A New Role For Hippocampal Neurons Encoding Memories
By James R. Howe VI ‘17
This spatial receptive field of a neuron in the entorhinal cortex represents sequences encoded in memories. (Source: Wikimedia Commons)
A recent study published in Nature challenges a long-held orthodoxy in neuroscience: do neural networks that map physical spaces in the brain actually represent space, or do they represent something more general? David W. Tank, a neuroscientist at Princeton and the study’s corresponding author, found that these networks do not represent space itself, but continuous sequences of stimuli in general (Aronov et al., 2017). These networks are composed of a wide variety of cells previously shown to encode diverse spatial phenomena including head direction, velocity, location, and boundaries. These diverse cells form circuits within the hippocampus, a structure that encodes memories, and the entorhinal cortex, which gates input into the hippocampus. However, similar circuits also represent many other memory systems and regulate memory-dependent behaviors, pointing to a potential general function not just space (Squire, 1992).

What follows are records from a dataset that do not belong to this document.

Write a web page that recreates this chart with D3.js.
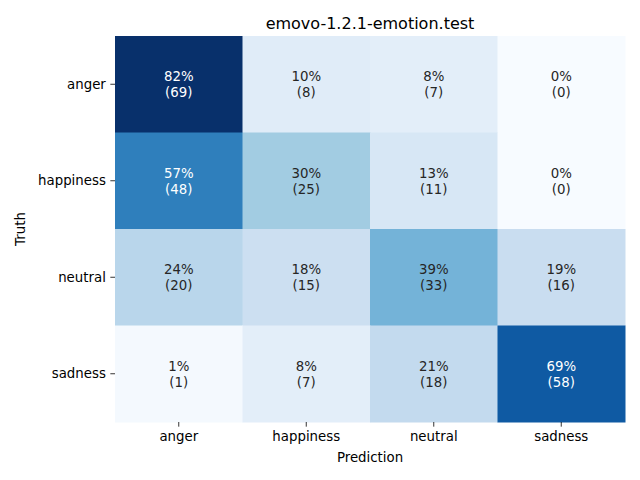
<!DOCTYPE html>
<html><head><meta charset="utf-8">
<script src="https://cdn.jsdelivr.net/npm/d3@7"></script>
<style>body{margin:0;background:#fff}svg{display:block}text{font-family:"DejaVu Sans",sans-serif}</style>
</head><body>
<svg id="c" width="640" height="480"></svg>
<script>
const title = "emovo-1.2.1-emotion.test";
const truthLabels = ["anger","happiness","neutral","sadness"];
const predLabels = ["anger","happiness","neutral","sadness"];
const counts = [
  [69, 8, 7, 0],
  [48, 25, 11, 0],
  [20, 15, 33, 16],
  [1, 7, 18, 58]
];
const xAxisTitle = "Prediction";
const yAxisTitle = "Truth";

const svg = d3.select("#c");
const L = 115, R = 625, T = 36, B = 422;
const x = d3.scaleBand().domain(predLabels).range([L, R]);
const y = d3.scaleBand().domain(truthLabels).range([T, B]);

const cells = [];
counts.forEach((row, i) => {
  const tot = d3.sum(row);
  row.forEach((v, j) => cells.push({t: truthLabels[i], p: predLabels[j], v, f: v / tot}));
});
const fmax = d3.max(cells, d => d.f);
const blues = ["#f7fbff","#deebf7","#c6dbef","#9ecae1","#6baed6","#4292c6","#2171b5","#08519c","#08306b"];
const color = d3.scaleLinear().domain(blues.map((_, k) => k / 8 * fmax)).range(blues).clamp(true);

function lum(c) {
  const rgb = d3.rgb(c);
  const f = v => { v /= 255; return v <= 0.03928 ? v / 12.92 : Math.pow((v + 0.055) / 1.055, 2.4); };
  return 0.2126 * f(rgb.r) + 0.7152 * f(rgb.g) + 0.0722 * f(rgb.b);
}

svg.append("g").selectAll("rect").data(cells).join("rect")
  .attr("x", d => x(d.p)).attr("y", d => y(d.t))
  .attr("width", x.bandwidth() + 0.5).attr("height", y.bandwidth() + 0.5)
  .attr("fill", d => color(d.f));

const ann = svg.append("g").selectAll("text").data(cells).join("text")
  .attr("text-anchor", "middle")
  .attr("font-size", "13.33px")
  .attr("fill", d => lum(color(d.f)) > 0.408 ? "#262626" : "#ffffff");
ann.append("tspan").attr("x", d => x(d.p) + x.bandwidth() / 2).attr("y", d => y(d.t) + y.bandwidth() / 2 - 3)
  .text(d => Math.round(d.f * 100) + "%");
ann.append("tspan").attr("x", d => x(d.p) + x.bandwidth() / 2).attr("y", d => y(d.t) + y.bandwidth() / 2 + 13)
  .text(d => "(" + d.v + ")");

const xa = svg.append("g").attr("transform", `translate(0,${B})`)
  .call(d3.axisBottom(x).tickSize(4.67).tickPadding(4.5));
const ya = svg.append("g").attr("transform", `translate(${L},0)`)
  .call(d3.axisLeft(y).tickSize(4.67).tickPadding(4.5));
[xa, ya].forEach(a => {
  a.select(".domain").remove();
  a.selectAll("line").attr("stroke", "#000").attr("stroke-width", 0.8);
  a.selectAll("text").attr("font-size", "13.33px").attr("fill", "#000").attr("font-family", "DejaVu Sans, sans-serif");
});

svg.append("text").attr("x", (L + R) / 2).attr("y", 29).attr("text-anchor", "middle")
  .attr("font-size", "16px").attr("fill", "#000").text(title);
svg.append("text").attr("x", (L + R) / 2).attr("y", 462).attr("text-anchor", "middle")
  .attr("font-size", "13.33px").attr("fill", "#000").text(xAxisTitle);
svg.append("text").attr("transform", `translate(25,${(T + B) / 2}) rotate(-90)`).attr("text-anchor", "middle")
  .attr("font-size", "13.33px").attr("fill", "#000").text(yAxisTitle);
</script>
</body></html>
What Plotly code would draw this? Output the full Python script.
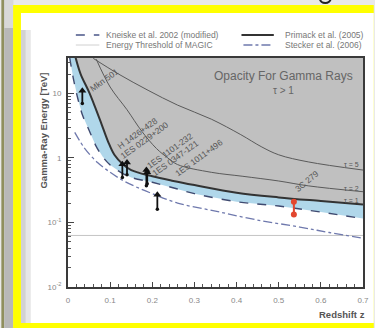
import math
import plotly.graph_objects as go

# ---------------- data ----------------
# Primack et al. (2005), tau = 1 horizon
primack_z = [0.018, 0.03, 0.05, 0.065, 0.08, 0.095, 0.11, 0.13, 0.15, 0.2, 0.25, 0.3, 0.4, 0.5, 0.6, 0.7]
primack_E = [36, 20, 10.5, 6.0, 3.3, 1.8, 1.12, 0.8, 0.65, 0.52, 0.44, 0.38, 0.29, 0.245, 0.215, 0.19]

# Kneiske et al. 2002 (modified)
kneiske_z = [0.004, 0.012, 0.024, 0.035, 0.05, 0.065, 0.082, 0.1, 0.125, 0.15, 0.2, 0.26, 0.3, 0.4, 0.5, 0.6, 0.7]
kneiske_E = [36, 18, 8.0, 4.5, 2.7, 1.6, 1.05, 0.78, 0.6, 0.5, 0.42, 0.33, 0.28, 0.21, 0.18, 0.145, 0.115]

# Stecker et al. (2006)
stecker_z = [0.016, 0.04, 0.07, 0.1, 0.13, 0.16, 0.2, 0.26, 0.35, 0.447, 0.55, 0.62, 0.7]
stecker_E = [2.5, 1.4, 0.85, 0.6, 0.45, 0.36, 0.28, 0.2, 0.15, 0.11, 0.085, 0.07, 0.057]

# tau = 5 and tau = 2 contours
tau5_z = [0.06, 0.12, 0.19, 0.26, 0.34, 0.41, 0.46, 0.5, 0.57, 0.7]
tau5_E = [35, 20, 11.2, 6.6, 4.0, 2.3, 1.48, 1.12, 0.87, 0.65]
tau2_z = [0.067, 0.1, 0.14, 0.175, 0.21, 0.237, 0.26, 0.34, 0.415, 0.5, 0.57, 0.7]
tau2_E = [34, 12.6, 5.6, 2.6, 1.4, 1.0, 0.79, 0.6, 0.52, 0.44, 0.37, 0.3]

# MAGIC energy threshold [TeV]
magic_threshold = 0.063

# observed sources: redshift, lower and upper energy of the arrows
source_names = ["Mkn 501", "H 1426+428", "1ES 0229+200", "1ES 1101-232", "1ES 0347-121", "1ES 1011+496"]
source_z = [0.034, 0.129, 0.14, 0.186, 0.188, 0.212]
source_lo = [7.0, 0.5, 0.55, 0.37, 0.4, 0.16]
source_hi = [11.0, 0.8, 0.85, 0.65, 0.6, 0.27]
# label anchor positions (z, E)
label_z = [0.086, 0.166, 0.182, 0.241, 0.255, 0.31]
label_E = [16, 2.44, 1.9, 1.28, 1.0, 1.0]

c279_name = "3C 279"
c279_z = 0.536
c279_E = [0.133, 0.21]
c279_label = (0.567, 0.44)

x_ticks = [0, 0.1, 0.2, 0.3, 0.4, 0.5, 0.6, 0.7]
x_ticktext = ["0", "0.1", "0.2", "0.3", "0.4", "0.5", "0.6", "0.7"]
y_ticks = [0.01, 0.1, 1, 10]
y_ticktext = ["10<sup>-2</sup>", "10<sup>-1</sup>", "1", "10"]

# ---------------- layout geometry ----------------
W, H = 375, 328
L, R, T, B = 68, 6, 58, 41
PW, PH = W - L - R, H - T - B


def px(x):
    return (x - L) / PW


def py(y):
    return (H - B - y) / PH


FONT = "Liberation Sans, Arial, sans-serif"
TOP = 100.0

fig = go.Figure()

# grey opacity region (tau > 1)
fig.add_trace(go.Scatter(
    x=primack_z + [primack_z[-1], primack_z[0]],
    y=primack_E + [TOP, TOP],
    fill="toself", fillcolor="#c0c0c0", line=dict(width=0),
    mode="lines", hoverinfo="skip", showlegend=False))

# blue band between Kneiske and Primack
fig.add_trace(go.Scatter(
    x=kneiske_z + primack_z[::-1],
    y=kneiske_E + primack_E[::-1],
    fill="toself", fillcolor="#b0d7ea", line=dict(width=0),
    mode="lines", hoverinfo="skip", showlegend=False))

# MAGIC threshold
fig.add_trace(go.Scatter(x=[0, 0.7], y=[magic_threshold, magic_threshold], mode="lines",
                         line=dict(color="#c4c4c4", width=1), showlegend=False))

# tau contours
fig.add_trace(go.Scatter(x=tau5_z, y=tau5_E, mode="lines", line=dict(color="#5a5a5a", width=1, shape="spline"),
                         showlegend=False))
fig.add_trace(go.Scatter(x=tau2_z, y=tau2_E, mode="lines", line=dict(color="#5a5a5a", width=1, shape="spline"),
                         showlegend=False))

# Stecker
fig.add_trace(go.Scatter(x=stecker_z, y=stecker_E, mode="lines",
                         line=dict(color="#6f79ad", width=1.3, dash="dashdot", shape="spline"), showlegend=False))
# Kneiske
fig.add_trace(go.Scatter(x=kneiske_z, y=kneiske_E, mode="lines",
                         line=dict(color="#3f4a70", width=1.4, dash="dash", shape="spline"), showlegend=False))
# Primack
fig.add_trace(go.Scatter(x=primack_z, y=primack_E, mode="lines",
                         line=dict(color="#333333", width=2, shape="spline"), showlegend=False))

# source arrows
seg_x, seg_y = [], []
for z, lo, hi in zip(source_z, source_lo, source_hi):
    seg_x += [z, z, None]
    seg_y += [lo, hi, None]
fig.add_trace(go.Scatter(x=seg_x, y=seg_y, mode="lines", line=dict(color="#111", width=1.8), showlegend=False))
fig.add_trace(go.Scatter(x=source_z, y=source_hi, mode="markers",
                         marker=dict(symbol="triangle-up", size=7, color="#111"), showlegend=False))
fig.add_trace(go.Scatter(x=source_z, y=source_lo, mode="markers",
                         marker=dict(symbol="circle", size=3.5, color="#111"), showlegend=False))

# 3C 279
fig.add_trace(go.Scatter(x=[c279_z, c279_z], y=c279_E, mode="lines+markers",
                         line=dict(color="#e2472f", width=2),
                         marker=dict(symbol="circle", size=6, color="#e2472f"), showlegend=False))


def note(x, y, text, size, color, xref="paper", yref="paper", xanchor="center", yanchor="middle", angle=0):
    return dict(x=x, y=y, xref=xref, yref=yref, text=text, showarrow=False, xanchor=xanchor, yanchor=yanchor,
                textangle=angle, font=dict(family=FONT, size=size, color=color))


ann = []
for name, z, e in zip(source_names, label_z, label_E):
    ann.append(note(z, math.log10(e), name, 8.5, "#555", xref="x", yref="y", angle=-36))
ann.append(note(c279_label[0], math.log10(c279_label[1]), c279_name, 8.5, "#555", xref="x", yref="y", angle=-40))

# tau labels
for t, yy in [("τ = 5", 164), ("τ = 2", 188), ("τ = 1", 200.5)]:
    ann.append(note(px(367), py(yy), t, 7, "#555", xanchor="right"))

ann.append(note(px(288), py(76), "Opacity For Gamma Rays", 12, "#666"))
ann.append(note(px(288), py(90), "τ > 1", 10, "#666"))

# legend texts
ann.append(note(px(105), py(35), "Kneiske et al. 2002 (modified)", 8.5, "#777", xanchor="left"))
ann.append(note(px(105), py(45), "Energy Threshold of MAGIC", 8.5, "#777", xanchor="left"))
ann.append(note(px(372), py(35), "Primack et al. (2005)", 8.5, "#777", xanchor="right"))
ann.append(note(px(370), py(45), "Stecker et al. (2006)", 8.5, "#777", xanchor="right"))

# axis titles
ann.append(note(px(42), py(131), "<b>Gamma-Ray Energy [TeV]</b>", 9.5, "#555", angle=-90))
ann.append(note(px(373), py(314), "<b>Redshift z</b>", 9.5, "#555", xanchor="right"))

shapes = []


def rect(x0, y0, x1, y1, color):
    shapes.append(dict(type="rect", xref="paper", yref="paper", x0=px(x0), x1=px(x1), y0=py(y0), y1=py(y1),
                       fillcolor=color, line=dict(width=0), layer="below"))


rect(0, 0, 3, 330, "#8f8f5e")
rect(3, 0, 12, 330, "#b8b8b8")
rect(3, 0, 12, 28, "#d8d8d8")
rect(12, 5, 380, 330, "#ffff00")
rect(20, 13, 380, 323, "#ffffff")
rect(20, 30, 25, 323, "#d2d2d2")
rect(25, 30, 30, 323, "#e6e6e6")

# fragment of the slide title letter above the frame
shapes.append(dict(type="circle", xref="paper", yref="paper", x0=px(325), x1=px(336), y0=py(-6), y1=py(3),
                   line=dict(color="#222", width=2), fillcolor="rgba(0,0,0,0)", layer="below"))


def hline(x0, x1, y, color, width, dash="solid"):
    shapes.append(dict(type="line", xref="paper", yref="paper", x0=px(x0), x1=px(x1), y0=py(y), y1=py(y),
                       line=dict(color=color, width=width, dash=dash)))


hline(76, 100, 35, "#4a5588", 1.4, "dash")
hline(76, 100, 45, "#d0d0d0", 1)
hline(245, 278, 35, "#333", 1.8)
hline(247, 277, 45, "#6f79ad", 1.3, "dashdot")

fig.update_layout(
    width=W, height=H,
    margin=dict(l=L, r=R, t=T, b=B, pad=0),
    paper_bgcolor="#e9e9e9",
    plot_bgcolor="rgba(0,0,0,0)",
    showlegend=False,
    annotations=ann,
    shapes=shapes,
    xaxis=dict(range=[0, 0.7], tickvals=x_ticks, ticktext=x_ticktext, ticks="inside", ticklen=5,
               tickcolor="#444", tickwidth=1, showgrid=False, zeroline=False, showline=True,
               linecolor="#3a3a3a", linewidth=2, mirror=True, ticklabelstandoff=4,
               tickfont=dict(family=FONT, size=8, color="#888"),
               minor=dict(tickvals=[i * 0.02 for i in range(36)], ticks="inside", ticklen=3,
                          tickcolor="#555", showgrid=False)),
    yaxis=dict(type="log", range=[-2, 1.55], tickvals=y_ticks, ticktext=y_ticktext, ticks="inside",
               ticklen=6, tickcolor="#444", showgrid=False, zeroline=False, showline=True,
               linecolor="#3a3a3a", linewidth=2, mirror=True, ticklabelstandoff=3,
               tickfont=dict(family=FONT, size=8, color="#888"),
               minor=dict(tickvals=[m * 10 ** d for d in range(-2, 2) for m in range(2, 10)],
                          ticks="inside", ticklen=3, tickcolor="#555", showgrid=False)),
)

fig.write_html("out.html")
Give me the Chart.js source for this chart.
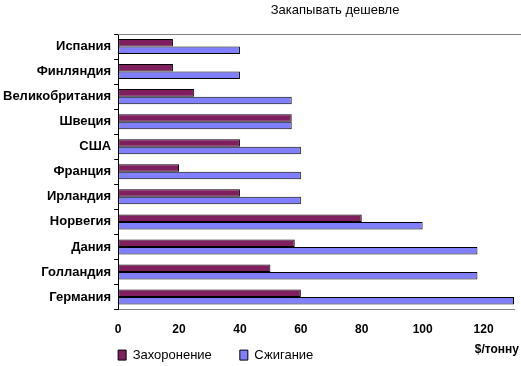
<!DOCTYPE html>
<html>
<head>
<meta charset="utf-8">
<script src="https://cdn.jsdelivr.net/npm/chart.js@4.4.0/dist/chart.umd.min.js"></script>
<style>
  html, body { margin: 0; padding: 0; background: #fff; }
  #wrap { width: 521px; height: 366px; }
</style>
</head>
<body>
<div id="wrap"><canvas id="graphique"></canvas></div>
<script>
// countries, top to bottom
var countries = ["Испания", "Финляндия", "Великобритания", "Швеция", "США", "Франция",
  "Ирландия", "Норвегия", "Дания", "Голландия", "Германия"];
// $/tonne
var burial = [18, 18, 25, 57, 40, 20, 40, 80, 58, 50, 60];
var incineration = [40, 40, 57, 57, 60, 60, 60, 100, 118, 118, 130];
var seriesNames = ["Захоронение", "Сжигание"];
var xTicks = [0, 20, 40, 60, 80, 100, 120];
var chartTitle = "Закапывать дешевле";
var unitLabel = "$/тонну";

var extras = {
  id: "extras",
  afterLayout: function (chart) {
    // put the legend just under the tick labels, starting under the plot area
    var lg = chart.legend;
    var h = lg.height;
    lg.left = chart.chartArea.left - 28;
    lg.top = chart.chartArea.bottom + 11;
    lg.bottom = lg.top + h;
  },
  afterDraw: function (chart) {
    var ctx = chart.ctx;
    var area = chart.chartArea;
    ctx.save();
    // grey frame line on top of plot
    ctx.strokeStyle = "#808080";
    ctx.lineWidth = 1;
    ctx.beginPath();
    ctx.moveTo(area.left, area.top + 0.5);
    ctx.lineTo(chart.width, area.top + 0.5);
    ctx.stroke();
    ctx.fillStyle = "#000";
    ctx.font = "13px 'Liberation Sans', Arial, sans-serif";
    ctx.textAlign = "center";
    ctx.textBaseline = "middle";
    ctx.fillText(chartTitle, (area.left + area.right) / 2 + 19, 10);
    ctx.font = "bold 12px 'Liberation Sans', Arial, sans-serif";
    ctx.textAlign = "right";
    ctx.fillText(unitLabel, chart.width - 2, area.bottom + 40);
    ctx.restore();
  }
};

new Chart(document.getElementById("graphique"), {
  type: "bar",
  data: {
    labels: countries,
    datasets: [
      {
        label: seriesNames[0],
        data: burial,
        backgroundColor: "#801f5f",
        borderColor: "#000",
        borderWidth: 1,
        borderSkipped: false
      },
      {
        label: seriesNames[1],
        data: incineration,
        backgroundColor: "#8080ff",
        borderColor: "#000",
        borderWidth: 1,
        borderSkipped: false
      }
    ]
  },
  options: {
    indexAxis: "y",
    responsive: true,
    maintainAspectRatio: false,
    animation: false,
    categoryPercentage: 0.6,
    barPercentage: 1,
    layout: { padding: { top: 34, right: 7, left: 0, bottom: -35 } },
    scales: {
      x: {
        min: 0,
        max: 130,
        afterBuildTicks: function (scale) {
          scale.ticks = xTicks.map(function (v) { return { value: v }; });
        },
        grid: { display: false, drawTicks: false, tickLength: 0 },
        border: { display: true, color: "#808080", width: 1 },
        ticks: {
          color: "#000",
          padding: 13,
          maxRotation: 0,
          font: { family: "'Liberation Sans', Arial, sans-serif", size: 12, weight: "bold" }
        }
      },
      y: {
        grid: { display: true, drawOnChartArea: false, tickLength: 4, color: "#000" },
        border: { display: true, color: "#000", width: 1 },
        ticks: {
          color: "#000",
          padding: 3,
          font: { family: "'Liberation Sans', Arial, sans-serif", size: 13, weight: "bold" }
        }
      }
    },
    plugins: {
      title: { display: false },
      tooltip: { enabled: false },
      legend: {
        position: "bottom",
        align: "start",
        labels: {
          color: "#000",
          boxWidth: 8,
          boxHeight: 10,
          padding: 28,
          font: { family: "'Liberation Sans', Arial, sans-serif", size: 13 }
        }
      }
    }
  },
  plugins: [extras]
});
</script>
</body>
</html>
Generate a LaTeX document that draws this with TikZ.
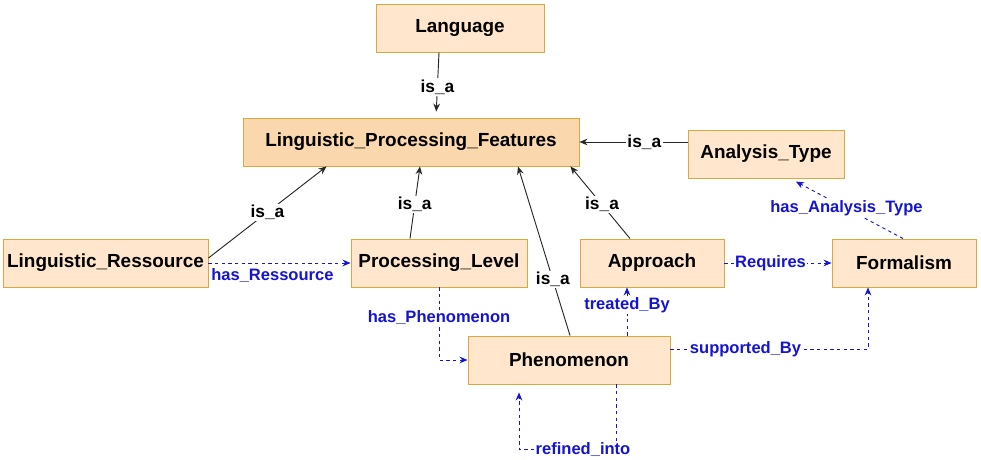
\documentclass[tikz,border=0pt]{standalone}
\usepackage{fontspec}
\setmainfont{Liberation Sans}
\usetikzlibrary{arrows.meta,calc}
\definecolor{boxfill}{RGB}{255,230,204}
\definecolor{topfill}{RGB}{250,215,172}
\definecolor{boxline}{RGB}{218,168,60}
\definecolor{relblue}{RGB}{20,20,210}
\begin{document}
\begin{tikzpicture}[x=0.75pt,y=-0.75pt]
		\tikzstyle{box}=[draw=boxline,fill=boxfill,line width=0.7pt,minimum height=36pt,font=\fontsize{14.2}{16}\selectfont\bfseries,inner sep=2pt]
		\tikzstyle{isa}=[draw=black!85,line width=0.7pt,-{Stealth[length=6pt,width=5pt]}]
		\tikzstyle{rel}=[draw=relblue,line width=0.7pt,dash pattern=on 2.5pt off 2.5pt,-{Stealth[length=6pt,width=5pt]}]
		\tikzstyle{lbl}=[fill=white,inner sep=1pt,font=\fontsize{13}{15}\selectfont\bfseries]
		\tikzstyle{rlbl}=[fill=white,inner sep=1pt,text=relblue,font=\fontsize{12.4}{14}\selectfont\bfseries]
		\useasboundingbox (0,0) rectangle (981,460);
		\node [box,minimum width=126pt] (lang) at (460,28) {Language};
		\node [box,fill=topfill,minimum width=252pt] (lpf) at (411,142) {Linguistic\_Processing\_Features};
		\node [box,minimum width=117pt] (atype) at (766,154) {Analysis\_Type};
		\node [box,minimum width=153.75pt] (lres) at (105.5,263) {Linguistic\_Ressource};
		\node [box,minimum width=132pt] (plevel) at (439,263) {Processing\_Level};
		\node [box,minimum width=108pt] (appr) at (652,263) {Approach};
		\node [box,minimum width=108pt] (form) at (904,263) {Formalism};
		\node [box,minimum width=151.5pt] (phen) at (569,360) {Phenomenon};
		% is_a links
		\draw [isa,shorten >=4.5pt] ($(lang.south)+(-21,0)$) -- node [lbl,pos=.53] {is\_a} ($(lpf.north)+(25,0)$);
		\draw [isa] (atype.west |- lpf.east) -- node [lbl,pos=.4] {is\_a} (lpf.east);
		\draw [isa] ($(lres.east)+(0,-5)$) -- node [lbl] {is\_a} ($(lpf.south west)+(84,0)$);
		\draw [isa] ($(plevel.north)+(-29,0)$) -- node [lbl,pos=.47] {is\_a} ($(lpf.south)+(9,0)$);
		\draw [isa] ($(phen.north)+(1,0)$) -- node [lbl,pos=.33] {is\_a} ($(lpf.south)+(107,0)$);
		\draw [isa] ($(appr.north)+(-22,0)$) -- node [lbl,pos=.47] {is\_a} ($(lpf.south east)+(-9,0)$);
		% relations
		\draw [rel] (lres.east) -- node [rlbl,pos=.45,below=3pt,fill=none] {has\_Ressource} (plevel.west);
		\draw [rel] (plevel.south) |- node [rlbl,pos=.21] {has\_Phenomenon} (phen.west);
		\draw [rel] (appr.east) -- node [rlbl,pos=.43] {Requires} (form.west);
		\draw [rel,shorten >=5pt] ($(form.north)+(-1,0)$) -- node [rlbl] {has\_Analysis\_Type} ($(atype.south)+(24,0)$);
		\draw [rel] ($(phen.north)+(58,0)$) -- node [rlbl,pos=.63] {treated\_By} ($(appr.south)+(-25,0)$);
		\draw [rel] ($(phen.east)+(0,-11)$) -| node [rlbl,pos=.19] {supported\_By} ($(form.south)+(-36,0)$);
		\draw [rel,shorten >=6pt] ($(phen.south)+(47,0)$) -- ++(0,65) -- node [rlbl,pos=.34] {refined\_into} ++(-97,0) -- ($(phen.south)+(-50,0)$);
	\end{tikzpicture}
\end{document}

The authors tested this hypothesis by designing a sound manipulation task (SMT) where a rat would hold down a lever, producing a series of tones with increasing frequency. If the rat released the lever within a specific range of tones, it would be given a reward. This allowed the rat to explore and recognize features of a sonic environment, instead of a spatial one. Throughout the SMT, an array of electrodes measured activity from many cells in both the hippocampus and the entorhinal cortex. Data showed that the activity patterns of these cells were similar to those of cells encoding spatial information.
Next, the group compared the activity of these SMT-active cells in a spatial task, to figure out whether these cells mapped space as well. Here, they used the electrode array to measure the activity of the same cells during a foraging task, a spatial memory test in which rats attempt to find food hidden in various locations in an environment. Researchers found that these cells displayed the same pattern of activity during both the sonic and spatial tasks
These results clearly show cells in the hippocampal-entorhinal circuit previously thought to encode only spatial information also encode non-spatial information, like sound, in the same manner. This discovery changes our understanding of both the hippocampal-entorhinal circuit and the cells within it, which brings with it a range of new questions. Do cells thought to represent more specialized aspects of space, like head direction or boundaries, really represent these alone, or do they encode more general patterns? Does this more general role for these cells hold true across all sequences in memory, or are there cases where it does not apply? These questions will surely provide fertile ground for future research programs, and will surely yield interesting results.
References:
Aronov, D., Nevers, R., and Tank, D.W. (2017). Mapping of a non-spatial dimension by the hippocampal–entorhinal circuit. Nature 543, 719-722.
Squire, L.R. (1992). Memory and the hippocampus: a synthesis from findings with rats, monkeys, and humans. Psychological review 99, 195-231.